● THE PROBLEM:
Tally the lines below that contain the word "with", and give only that number.

● AVAILABLE DATA:

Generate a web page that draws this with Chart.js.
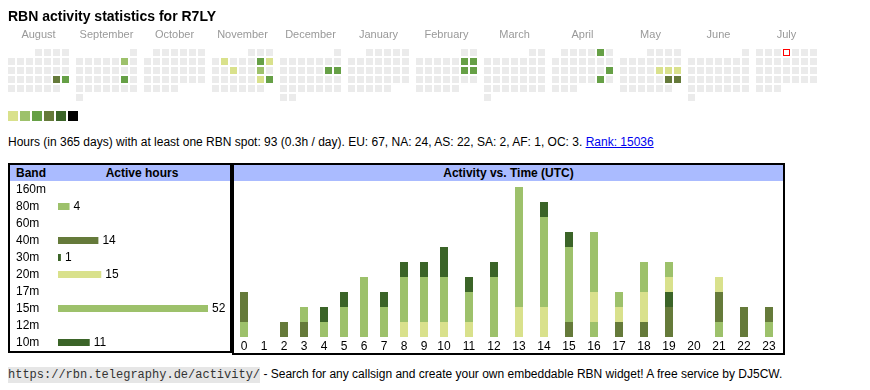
<!DOCTYPE html>
<html><head><meta charset="utf-8">
<script src="https://cdn.jsdelivr.net/npm/chart.js@4.4.1/dist/chart.umd.min.js"></script>
<style>
html,body{margin:0;padding:0;background:#fff;}
body{width:870px;height:390px;position:relative;overflow:hidden;font-family:"Liberation Sans",Arial,sans-serif;font-size:12px;color:#000;}
.abs{position:absolute;}
#heat{left:0;top:0;}
#title{left:8px;top:8px;font-size:14px;font-weight:bold;line-height:16px;white-space:nowrap;}
#legend{left:8px;top:111px;width:80px;height:10px;}
#legend span{position:absolute;top:0;width:10px;height:10px;}
#info{left:8px;top:135px;line-height:14px;white-space:nowrap;}
#info a{color:#0000ee;text-decoration:underline;}
.box{position:absolute;box-sizing:border-box;border:2px solid #000;background:#fff;}
#bandBox{left:8px;top:163px;width:224px;height:190px;}
#actBox{left:232px;top:163px;width:553px;height:192px;}
.hdr{position:absolute;left:0;right:0;top:0;height:16px;background:#aabbff;font-weight:bold;line-height:16px;white-space:nowrap;}
.hdr span{position:absolute;top:0;}
.box canvas{position:absolute;left:0;top:16px;}
#footer{left:8px;top:367px;line-height:14px;white-space:nowrap;}
#footer .mono{font-family:"Liberation Mono","DejaVu Sans Mono",monospace;font-size:12px;background:#e6e6e6;color:#333;padding:1px 0;}
</style>
</head>
<body>
<canvas id="heat" class="abs" width="870" height="105"></canvas>
<div id="title" class="abs">RBN activity statistics for R7LY</div>
<div id="legend" class="abs"></div>
<div id="info" class="abs">Hours (in 365 days) with at least one RBN spot: 93 (0.3h / day). EU: 67, NA: 24, AS: 22, SA: 2, AF: 1, OC: 3. <a href="#">Rank: 15036</a></div>
<div id="bandBox" class="box">
  <div class="hdr"><span style="left:6px">Band</span><span style="left:48px;width:168px;text-align:center">Active hours</span></div>
  <canvas id="bands" width="220" height="170"></canvas>
</div>
<div id="actBox" class="box">
  <div class="hdr" style="text-align:center">Activity vs. Time (UTC)</div>
  <canvas id="act" width="549" height="172"></canvas>
</div>
<div id="footer" class="abs"><span class="mono">https://rbn.telegraphy.de/activity/</span> - Search for any callsign and create your own embeddable RBN widget! A free service by DJ5CW.</div>

<script>
// ---------------- data ----------------
const MONTHS = ['August','September','October','November','December','January','February','March','April','May','June','July'];
const MONTH_NUMS = [8,9,10,11,12,1,2,3,4,5,6,7];
const BLOCK_YEARS = [2024,2024,2024,2024,2024,2025,2025,2025,2025,2025,2025,2024];
const MARKED_DAY = '2024-07-04';
const ACTIVE_DAYS = ['2024-08-24','2024-08-25','2024-09-07','2024-09-21',
  '2024-11-05','2024-11-09','2024-11-10','2024-11-13','2024-11-16','2024-11-23','2024-11-24',
  '2024-12-14','2024-12-15','2025-02-08','2025-02-09','2025-02-15','2025-02-16',
  '2025-04-05','2025-04-20','2025-04-26','2025-05-16','2025-05-17','2025-05-18','2025-05-24','2025-05-25'];
const ACTIVE_LEVELS = [4,3,2,3, 1,3,1,1,2,1,3, 3,3,3,3,3,3, 3,3,3,1,1,1,4,4];
const LEVEL_COLORS = ['#ebebeb','#d9e18c','#9dc16b','#66a046','#657a3a','#3b6428','#000000'];

const BANDS = ['160m','80m','60m','40m','30m','20m','17m','15m','12m','10m'];
const BAND_HOURS = [0,4,0,14,1,15,0,52,0,11];
const BAND_COLORS = ['#9dc16b','#9dc16b','#9dc16b','#657a3a','#3b6428','#d9e18c','#9dc16b','#9dc16b','#9dc16b','#3b6428'];

const HOURS = ['0','1','2','3','4','5','6','7','8','9','10','11','12','13','14','15','16','17','18','19','20','21','22','23'];
const ACT_80M = [1,0,0,0,0,0,0,0,0,0,0,0,0,0,0,0,1,0,0,0,0,1,0,1];
const ACT_40M = [2,0,1,1,0,0,0,0,0,0,0,0,0,0,0,1,0,1,1,2,0,2,2,1];
const ACT_30M = [0,0,0,0,0,0,0,0,0,0,0,0,0,0,0,0,0,0,0,1,0,0,0,0];
const ACT_20M = [0,0,0,0,0,0,0,0,1,1,1,1,0,2,2,0,2,1,2,1,0,1,0,0];
const ACT_15M = [0,0,0,1,1,2,4,2,3,3,3,2,4,8,6,5,4,1,2,1,0,0,0,0];
const ACT_10M = [0,0,0,0,1,1,0,1,1,1,2,1,1,0,1,1,0,0,0,0,0,0,0,0];
const ACT_SERIES = [
  {label:'80m', data:ACT_80M, color:'#9dc16b'},
  {label:'40m', data:ACT_40M, color:'#657a3a'},
  {label:'30m', data:ACT_30M, color:'#3b6428'},
  {label:'20m', data:ACT_20M, color:'#d9e18c'},
  {label:'15m', data:ACT_15M, color:'#9dc16b'},
  {label:'10m', data:ACT_10M, color:'#3b6428'}
];

// ---------------- setup ----------------
Chart.defaults.font.family = '"Liberation Sans", Arial, sans-serif';
Chart.defaults.font.size = 12;
Chart.defaults.color = '#000';
const common = {responsive:false, animation:false, events:[],
  plugins:{legend:{display:false}, tooltip:{enabled:false}}};
const noPad = s => { s.paddingLeft = 0; s.paddingRight = 0; s.paddingTop = 0; s.paddingBottom = 0; };

// legend squares
const lg = document.getElementById('legend');
LEVEL_COLORS.slice(1).forEach((c,i)=>{const s=document.createElement('span');s.style.left=(i*12)+'px';s.style.background=c;lg.appendChild(s);});

// ---------------- heatmap ----------------
const PITCH = 9;               // px per cell
const MONTH_STEP = 68 / PITCH; // month block spacing in cell units
const ORIGIN_X = 8 + 3.5, ORIGIN_Y = 49 + 3.5, AXIS_H = 42, HEAT_W = 870, HEAT_H = 105;
const levelOf = {};
ACTIVE_DAYS.forEach((d,i)=>levelOf[d]=ACTIVE_LEVELS[i]);
const cells = [];
let markedCell = null;
MONTHS.forEach((name, m) => {
  const y = BLOCK_YEARS[m];
  const mo = MONTH_NUMS[m] - 1;
  const nDays = new Date(Date.UTC(y, mo + 1, 0)).getUTCDate();
  const firstCol = (new Date(Date.UTC(y, mo, 1)).getUTCDay() + 6) % 7;
  for (let d = 1; d <= nDays; d++) {
    const idx = firstCol + d - 1;
    const key = y + '-' + String(mo+1).padStart(2,'0') + '-' + String(d).padStart(2,'0');
    const c = {x: m * MONTH_STEP + idx % 7, y: Math.floor(idx / 7), level: levelOf[key] || 0};
    if (key === MARKED_DAY) markedCell = {x:c.x, y:c.y};
    else cells.push(c);
  }
});
const marked = markedCell ? [markedCell] : [];
const sq = (side, color) => ({pointStyle:'rect', pointRadius:side/Math.SQRT2, pointBorderWidth:0, borderWidth:0,
  pointBackgroundColor:color, backgroundColor:color});
new Chart(document.getElementById('heat'), {
  type:'scatter',
  data:{datasets:[
    Object.assign({data:marked}, sq(5, '#ffffff')),   // drawn last (on top)
    Object.assign({data:marked}, sq(7, '#ff0000')),
    Object.assign({data:cells}, sq(7, ctx=>LEVEL_COLORS[ctx.raw ? ctx.raw.level : 0]))
  ]},
  options:Object.assign({}, common, {
    layout:{padding:0, autoPadding:false},
    scales:{
      x:{type:'linear', position:'top', bounds:'data', offset:false,
         min:-ORIGIN_X/PITCH, max:(HEAT_W-ORIGIN_X)/PITCH,
         grid:{display:false, drawTicks:false}, border:{display:false},
         afterBuildTicks:s=>{s.ticks = MONTHS.map((_,m)=>({value:m*MONTH_STEP+3}));},
         afterFit:s=>{s.height = AXIS_H; noPad(s);},
         ticks:{autoSkip:false, maxRotation:0, padding:0, color:'#999', font:{size:11},
                callback:(v,i)=>MONTHS[i]}},
      y:{display:false, reverse:true, min:(AXIS_H-ORIGIN_Y)/PITCH, max:(HEAT_H-ORIGIN_Y)/PITCH}
    }
  })
});

// ---------------- band table ----------------
const BAND_PX_PER_HOUR = 150/52;
new Chart(document.getElementById('bands'), {
  type:'bar',
  data:{labels:BANDS, datasets:[{data:BAND_HOURS, backgroundColor:BAND_COLORS, borderWidth:0, barThickness:7, inflateAmount:0}]},
  options:Object.assign({}, common, {
    indexAxis:'y',
    layout:{padding:{left:6, right:0, top:0, bottom:0}, autoPadding:false},
    scales:{
      x:{display:false, min:0, max:172/BAND_PX_PER_HOUR},
      y:{grid:{display:false, drawTicks:false}, border:{display:false},
         afterFit:s=>{s.width = 42; noPad(s);},
         ticks:{crossAlign:'far', padding:0, autoSkip:false, color:'#000', font:{size:12}}}
    }
  }),
  plugins:[{id:'vals', afterDatasetsDraw(chart){
    const ctx = chart.ctx; const meta = chart.getDatasetMeta(0);
    ctx.save(); ctx.font = '12px "Liberation Sans", Arial, sans-serif'; ctx.fillStyle = '#000';
    ctx.textBaseline = 'middle'; ctx.textAlign = 'left';
    meta.data.forEach((el,i)=>{ const v = BAND_HOURS[i]; if (v) ctx.fillText(String(v), el.x + 4, el.y); });
    ctx.restore();
  }}]
});

// ---------------- activity vs time ----------------
// column layout like a table: width depends on the label length
const colLeft = []; let acc = 0;
HOURS.forEach(h=>{colLeft.push(acc); acc += (h.length === 1 ? 20 : 25);});
const BAR_OFFSET = 10;
const hourPos = colLeft.map(l=>l + BAR_OFFSET);
new Chart(document.getElementById('act'), {
  type:'bar',
  data:{datasets:ACT_SERIES.map(s=>({label:s.label, backgroundColor:s.color, borderWidth:0, barThickness:8, inflateAmount:0,
        data:s.data.map((v,i)=>({x:hourPos[i], y:v}))}))},
  options:Object.assign({}, common, {
    layout:{padding:{left:0, right:0, top:6, bottom:0}, autoPadding:false},
    scales:{
      x:{type:'linear', stacked:true, offset:false, bounds:'data', min:0, max:549,
         grid:{display:false, drawTicks:false}, border:{display:false},
         afterBuildTicks:s=>{s.ticks = hourPos.map(p=>({value:p}));},
         afterFit:s=>{s.height = 16; noPad(s);},
         ticks:{autoSkip:false, maxRotation:0, padding:2, color:'#000', font:{size:12},
                callback:(v,i)=>HOURS[i]}},
      y:{display:false, stacked:true, min:0, max:10}
    }
  })
});
</script>
</body></html>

● WRITTEN SOLUTION:
2